- [DIRECTIONS]
Quote from the first line below through the line that contains "wavelength = np.linspace(654.11, 658.46, 175)", both included, and leave the pictures out.

####

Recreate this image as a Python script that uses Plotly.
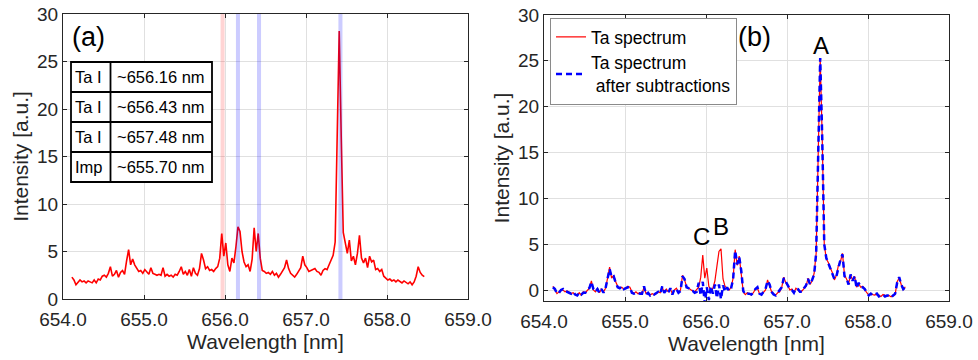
import numpy as np
import plotly.graph_objects as go

# Spectrometer wavelength grid (nm), 0.025 nm spacing
wavelength = np.linspace(654.11, 658.46, 175)

# (a) raw Ta emission spectrum [a.u.]
ta_raw = [
    2.3, 2.0, 1.5, 1.7, 2.0, 1.8, 1.9, 1.7, 1.9, 1.8, 1.7, 2.0, 1.7, 2.1, 2.0, 2.4, 2.5, 2.3, 2.7, 3.4,
    2.4, 2.6, 3.0, 2.3, 2.8, 3.0, 2.6, 4.0, 5.2, 3.6, 4.2, 3.6, 3.2, 2.9, 3.0, 2.7, 3.1, 2.8, 2.6, 3.3,
    2.7, 2.6, 2.5, 2.6, 2.5, 3.3, 2.4, 2.6, 2.4, 2.5, 2.3, 2.6, 2.5, 2.9, 3.4, 2.6, 2.9, 2.5, 3.1, 2.4,
    3.3, 2.7, 2.5, 3.2, 4.8, 4.1, 3.2, 3.4, 3.0, 3.1, 2.9, 3.2, 3.4, 4.3, 6.9, 4.5, 5.9, 3.6, 2.9, 4.3,
    3.8, 5.5, 7.6, 7.1, 5.0, 3.9, 3.4, 3.6, 2.9, 4.2, 7.5, 5.0, 6.9, 4.3, 3.0, 2.9, 2.7, 2.8, 2.6, 2.9,
    2.5, 2.7, 2.3, 2.6, 2.9, 3.3, 4.1, 3.2, 2.7, 2.5, 2.3, 2.6, 2.9, 3.3, 4.5, 3.6, 3.3, 2.9, 3.0, 3.1,
    3.2, 2.9, 2.8, 2.5, 3.0, 3.2, 3.1, 3.6, 4.2, 4.6, 6.0, 19.5, 28.2, 17.0, 7.0, 5.9, 4.8, 6.2, 4.0, 4.5,
    3.6, 4.8, 6.7, 4.3, 3.8, 4.3, 3.3, 4.5, 3.9, 4.1, 3.1, 3.2, 2.9, 3.1, 2.4, 2.2, 2.0, 2.1, 1.9, 2.0,
    1.8, 2.0, 1.8, 1.7, 1.9, 1.7, 1.6, 1.8, 1.5, 1.8, 2.4, 3.4, 2.8, 2.5, 2.35,
]

# (b) baseline-corrected Ta spectrum [a.u.]
ta_spectrum = [
    0.4, 0.0, -0.4, -0.2, 0.0, 0.0, -0.2, -0.1, -0.3, -0.4, -0.3, -0.5, -0.55, -0.3, -0.55, -0.2, -0.3, 0.0, 0.2, 1.0,
    0.0, -0.2, 0.2, -0.3, 0.1, -0.2, 0.2, 1.3, 2.5, 1.3, 1.6, 0.9, 0.4, 0.2, 0.3, 0.1, 0.2, 0.4, 0.3, -0.2,
    -0.4, -0.2, -0.4, -0.3, -0.4, 0.3, -0.4, -0.3, -0.55, -0.4, -0.5, -0.4, -0.2, -0.3, 0.3, -0.3, 0.1, -0.2, 0.1, -0.4,
    0.0, 0.2, -0.3, 0.0, 1.6, 1.1, 0.4, 0.2, 0.0, -0.1, -0.2, 0.0, 0.3, 1.4, 3.8, 1.3, 2.4, 0.4, 0.0, 0.2,
    1.0, 2.6, 4.2, 4.5, 1.2, 0.4, 0.2, 0.0, 0.3, 1.3, 4.4, 2.7, 3.7, 2.0, -0.2, -0.5, -0.3, -0.4, -0.55, -0.3,
    0.1, 0.2, -0.4, -0.5, -0.3, 0.0, 1.1, 0.5, -0.2, -0.4, -0.55, -0.3, -0.2, 0.3, 1.4, 0.8, 0.5, 0.0, 0.1, -0.3,
    0.2, 0.0, -0.2, -0.1, 0.2, 0.4, 1.3, 0.6, 1.0, 1.8, 4.0, 16.0, 25.3, 16.5, 5.0, 3.4, 3.0, 2.4, 1.9, 1.1,
    1.6, 2.7, 3.1, 4.0, 1.6, 1.2, 0.7, 1.6, 1.1, 1.5, 0.3, 0.7, 0.3, 0.4, 0.0, -0.3, -0.55, -0.4, -0.5, -0.55,
    -0.4, -0.6, -0.7, -0.5, -0.6, -0.7, -0.6, -0.75, -0.6, -0.5, 0.9, 1.3, 0.6, 0.0, 0.35,
]

# (b) Ta spectrum after subtraction of the B and C contributions [a.u.]
ta_subtracted = [
    0.3, 0.1, -0.4, -0.3, 0.0, 0.1, -0.2, -0.2, -0.3, -0.4, -0.2, -0.5, -0.6, -0.3, -0.5, -0.3, -0.3, 0.1, 0.2, 0.9,
    0.1, -0.2, 0.1, -0.3, 0.1, -0.3, 0.2, 1.2, 2.3, 1.4, 1.5, 0.8, 0.3, 0.2, 0.4, 0.1, 0.2, 0.3, 0.3, -0.3,
    -0.4, -0.3, -0.3, -0.4, -0.4, 0.4, -0.5, -0.3, -0.6, -0.4, -0.5, -0.3, -0.2, -0.4, 0.4, -0.3, 0.0, -0.3, 0.2, -0.5,
    0.1, 0.1, -0.3, -0.1, 1.5, 1.2, 0.3, 0.2, -0.1, -0.1, -0.3, -0.2, 0.8, -0.6, 0.9, -1.5, 0.3, -1.1, 0.4, -0.4,
    0.6, -0.9, 0.6, -1.0, 0.5, -0.2, 0.3, -0.1, 0.2, 1.2, 4.3, 2.8, 3.6, 2.1, -0.1, -0.5, -0.4, -0.4, -0.5, -0.3,
    0.1, 0.3, -0.4, -0.5, -0.2, 0.1, 1.0, 0.6, -0.2, -0.5, -0.6, -0.3, -0.1, 0.3, 1.3, 0.9, 0.4, 0.1, 0.0, -0.3,
    0.2, 0.1, -0.2, -0.2, 0.2, 0.5, 1.2, 0.6, 1.1, 1.7, 4.0, 16.0, 25.3, 16.5, 5.0, 3.5, 2.9, 2.5, 1.8, 1.2,
    1.5, 2.6, 3.3, 3.9, 1.5, 1.3, 0.6, 1.7, 1.0, 1.5, 0.2, 0.8, 0.3, 0.3, 0.1, -0.3, -0.6, -0.4, -0.6, -0.5,
    -0.4, -0.7, -0.6, -0.5, -0.7, -0.6, -0.6, -0.8, -0.6, -0.4, 0.8, 1.4, 0.6, 0.1, 0.3,
]

# Highlighted line positions in (a) (nm) and their shading
band_centers = [655.97, 656.16, 656.42, 657.425]
band_colors = ["rgba(255,0,0,0.17)", "rgba(0,0,255,0.2)", "rgba(0,0,255,0.2)", "rgba(0,0,255,0.2)"]
band_width = 0.05

# Line identification table in (a)
table_species = ["Ta I", "Ta I", "Ta I", "Imp"]
table_lines = ["~656.16 nm", "~656.43 nm", "~657.48 nm", "~655.70 nm"]

# Peak labels in (b): (label, wavelength, intensity)
peak_labels = [("A", 657.42, 25.0), ("B", 656.19, 5.2), ("C", 655.95, 4.1)]

W, H = 978, 360
FONT = "Liberation Sans, Arial, Helvetica, sans-serif"
INK = "#262626"


def px(x):
    return x / W


def py(y):
    return 1 - y / H


fig = go.Figure()

fig.add_trace(go.Scatter(x=wavelength, y=ta_raw, mode="lines",
                         line=dict(color="#ff0000", width=1.6),
                         xaxis="x", yaxis="y", showlegend=False))
fig.add_trace(go.Scatter(x=wavelength, y=ta_spectrum, mode="lines", name="Ta spectrum",
                         line=dict(color="#ff0000", width=1.2),
                         xaxis="x2", yaxis="y2"))
fig.add_trace(go.Scatter(x=wavelength, y=ta_subtracted, mode="lines",
                         name="Ta spectrum<br>\u00a0after subtractions",
                         line=dict(color="#0000ff", width=2.5, dash="6px,4px"),
                         xaxis="x2", yaxis="y2"))

shapes = []
for c, col in zip(band_centers, band_colors):
    shapes.append(dict(type="rect", xref="x", yref="y domain",
                       x0=c - band_width / 2, x1=c + band_width / 2, y0=0, y1=1,
                       fillcolor=col, line=dict(width=0), layer="above"))

# table frame
tl, tr, tt, tb, tc = 71, 212, 62, 182, 110.5
row_h = (tb - tt) / len(table_species)
shapes.append(dict(type="rect", xref="paper", yref="paper",
                   x0=px(tl), x1=px(tr), y0=py(tb), y1=py(tt),
                   fillcolor="white", line=dict(color="black", width=1.8), layer="above"))
shapes.append(dict(type="line", xref="paper", yref="paper",
                   x0=px(tc), x1=px(tc), y0=py(tb), y1=py(tt),
                   line=dict(color="black", width=1.8), layer="above"))
for k in range(1, len(table_species)):
    yy = tt + k * row_h
    shapes.append(dict(type="line", xref="paper", yref="paper",
                       x0=px(tl), x1=px(tr), y0=py(yy), y1=py(yy),
                       line=dict(color="black", width=1.8), layer="above"))

annotations = []
for k, (sp, ln) in enumerate(zip(table_species, table_lines)):
    yc = tt + (k + 0.5) * row_h
    annotations.append(dict(text=sp, xref="paper", yref="paper", x=px(tl + 2), y=py(yc),
                            xanchor="left", yanchor="middle", showarrow=False,
                            font=dict(family=FONT, size=16.5, color="black")))
    annotations.append(dict(text=ln, xref="paper", yref="paper", x=px(tc + 4), y=py(yc),
                            xanchor="left", yanchor="middle", showarrow=False,
                            font=dict(family=FONT, size=16.5, color="black")))

annotations.append(dict(text="(a)", xref="paper", yref="paper", x=px(88), y=py(37),
                        xanchor="center", yanchor="middle", showarrow=False,
                        font=dict(family=FONT, size=27, color="black")))
annotations.append(dict(text="(b)", xref="paper", yref="paper", x=px(754), y=py(37),
                        xanchor="center", yanchor="middle", showarrow=False,
                        font=dict(family=FONT, size=27, color="black")))
for lab, xw, yv in peak_labels:
    annotations.append(dict(text=lab, xref="x2", yref="y2", x=xw, y=yv,
                            xanchor="center", yanchor="bottom", showarrow=False,
                            font=dict(family=FONT, size=24, color="black")))

axis_common = dict(showline=True, linecolor=INK, linewidth=1, mirror="ticks",
                   ticks="inside", ticklen=4, tickcolor=INK, tickwidth=1,
                   showgrid=True, gridcolor="#e0e0e0", gridwidth=1, zeroline=False,
                   tickfont=dict(family=FONT, size=19, color=INK), automargin=False)

xcommon = dict(axis_common, range=[654, 659], dtick=1, tick0=654, tickformat=".1f",
               ticklabelstandoff=3,
               title=dict(text="Wavelength [nm]", font=dict(family=FONT, size=21, color=INK),
                          standoff=2))
ycommon = dict(axis_common, dtick=5, tick0=0,
               title=dict(text="Intensity [a.u.]", font=dict(family=FONT, size=21, color=INK),
                          standoff=2))

fig.update_layout(
    width=W, height=H,
    margin=dict(l=0, r=0, t=0, b=0),
    paper_bgcolor="white", plot_bgcolor="white",
    xaxis=dict(xcommon, domain=[px(63), px(468)], anchor="y"),
    yaxis=dict(ycommon, domain=[py(299), py(14)], range=[0, 30], anchor="x"),
    xaxis2=dict(xcommon, domain=[px(544), px(949)], anchor="y2"),
    yaxis2=dict(ycommon, domain=[py(301), py(15)], range=[-1.2, 30], anchor="x2"),
    shapes=shapes,
    annotations=annotations,
    legend=dict(x=px(550), y=py(18), xanchor="left", yanchor="top",
                bgcolor="white", bordercolor="#8a8a8a", borderwidth=1,
                font=dict(family=FONT, size=17.5, color="black"),
                tracegroupgap=0, itemwidth=30),
)

fig.write_html("out.html")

####

- [COMPLETE RESPONSE]
Recreate this image as a Python script that uses Plotly.
import numpy as np
import plotly.graph_objects as go

# Spectrometer wavelength grid (nm), 0.025 nm spacing
wavelength = np.linspace(654.11, 658.46, 175)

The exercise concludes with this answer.